Researchers, looking at Danish data, found moving during childhood was linked to increased incidence of mental health issues and antisocial behaviour in later life.
Those who moved home aged 12 to 14 were more likely to be adversely affected.
The findings should be seen in context: The study mainly focused on moving in isolation and didn’t take into account relevant factors like reasons for the move or whether the new neighbourhood was more or less desirable than the previous one.
Val Mullally, parent coach and author of Behave — What To Do When Your Child Won’t, says moving house has an upside.
It can see parents help children develop a healthy mindset and the confidence to cope with change.
“Children can learn the skills of making new friends, of navigating a new environment, of learning to let go of things as they were, and to start again — all aspects of human existence.”
For this to happen, parents must realise relocating — even a short distance — can be huge grief for a child.
The family home isn’t just bricks and glass, says Mullally.
“It’s the heart of a child’s life. Almost all they’ve known from their earliest memory is linked to this place.
"There can also be loss of other connected places — playground, school, local shop — [wherever] the child has experienced fun or community.”
A transition is more than change, she says: change is the thing that happens; transition is emotional ability to embrace that change.
“Helping your child to transition means thinking further than just ‘moving house’ — it’s about recognising the anxiety or grief the child may be experiencing.”
Parents, busy with practical demands, can be distracted and dismissive at house-moving time.
Rather than trying to ‘make things better’ (saying ‘you’ll soon make new friends’), recognise your child needs to let go of the old before embracing the new, says Mullally.
“Let them have space to talk about what they’re sad or anxious to leave behind.
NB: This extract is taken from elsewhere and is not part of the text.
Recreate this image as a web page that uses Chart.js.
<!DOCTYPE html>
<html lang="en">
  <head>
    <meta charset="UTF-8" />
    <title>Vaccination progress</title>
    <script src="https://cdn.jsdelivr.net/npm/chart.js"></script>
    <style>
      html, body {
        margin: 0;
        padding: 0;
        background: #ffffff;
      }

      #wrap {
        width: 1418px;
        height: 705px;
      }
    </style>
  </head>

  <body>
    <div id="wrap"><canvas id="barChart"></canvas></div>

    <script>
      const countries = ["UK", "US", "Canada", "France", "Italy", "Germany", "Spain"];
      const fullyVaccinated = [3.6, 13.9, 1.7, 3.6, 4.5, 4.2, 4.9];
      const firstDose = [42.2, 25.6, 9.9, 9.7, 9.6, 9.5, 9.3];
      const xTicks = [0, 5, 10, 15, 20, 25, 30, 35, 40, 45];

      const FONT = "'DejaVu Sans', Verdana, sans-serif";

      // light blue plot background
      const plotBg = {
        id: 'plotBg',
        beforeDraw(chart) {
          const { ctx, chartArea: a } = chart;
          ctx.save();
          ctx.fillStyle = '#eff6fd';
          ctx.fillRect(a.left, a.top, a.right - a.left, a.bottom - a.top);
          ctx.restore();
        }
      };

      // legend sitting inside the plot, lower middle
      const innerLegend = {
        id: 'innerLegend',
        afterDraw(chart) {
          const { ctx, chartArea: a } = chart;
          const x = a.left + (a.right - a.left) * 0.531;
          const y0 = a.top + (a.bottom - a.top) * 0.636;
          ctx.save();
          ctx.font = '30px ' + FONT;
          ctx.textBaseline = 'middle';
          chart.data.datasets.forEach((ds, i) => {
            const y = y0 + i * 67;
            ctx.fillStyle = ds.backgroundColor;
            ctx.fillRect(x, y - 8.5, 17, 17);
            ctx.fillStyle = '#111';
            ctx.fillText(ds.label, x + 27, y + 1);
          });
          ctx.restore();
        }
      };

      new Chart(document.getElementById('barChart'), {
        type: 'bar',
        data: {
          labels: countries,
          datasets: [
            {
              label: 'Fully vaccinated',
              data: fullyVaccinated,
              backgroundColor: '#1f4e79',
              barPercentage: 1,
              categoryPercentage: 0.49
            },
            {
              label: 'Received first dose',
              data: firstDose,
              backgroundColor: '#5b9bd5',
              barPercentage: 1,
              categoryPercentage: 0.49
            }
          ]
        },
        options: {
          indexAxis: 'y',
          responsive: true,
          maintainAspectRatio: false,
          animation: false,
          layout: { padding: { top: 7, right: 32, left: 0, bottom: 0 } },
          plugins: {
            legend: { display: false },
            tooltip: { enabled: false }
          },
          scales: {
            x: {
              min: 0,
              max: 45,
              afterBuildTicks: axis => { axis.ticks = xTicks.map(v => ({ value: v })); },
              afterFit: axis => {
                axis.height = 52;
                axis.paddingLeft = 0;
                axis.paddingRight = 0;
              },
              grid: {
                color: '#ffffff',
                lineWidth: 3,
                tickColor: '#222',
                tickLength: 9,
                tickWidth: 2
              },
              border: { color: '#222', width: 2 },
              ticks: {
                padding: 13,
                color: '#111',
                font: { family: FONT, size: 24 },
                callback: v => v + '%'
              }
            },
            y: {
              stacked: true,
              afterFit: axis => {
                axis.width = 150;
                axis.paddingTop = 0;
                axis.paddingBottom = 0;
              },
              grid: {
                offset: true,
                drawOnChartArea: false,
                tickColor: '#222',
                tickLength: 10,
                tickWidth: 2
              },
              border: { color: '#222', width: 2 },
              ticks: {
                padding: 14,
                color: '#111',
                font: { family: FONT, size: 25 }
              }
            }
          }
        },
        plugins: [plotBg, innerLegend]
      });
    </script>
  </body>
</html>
Reassurance is a step that follows after expression of the [current] experience.”
Mullally says to bear in mind that anger is a common reaction when trying to cope with change. Kids may act out or become withdrawn.
“When children’s behaviour is most challenging, that’s probably when they most need your support.”
* Prepare for practicalities of the move. Accept friends’/ family’s offers of support.
* Prior to move, take child to visit new home. Chat about each room, especially the one that’ll be your child’s.
* Remember: children are more powerless around moving. Adults can pop back to see former neighbours plus they’ve got experience of moving, whereas children usually don’t.
* Notice if child is unsettled. Reactive behaviour is call for help. Reassure.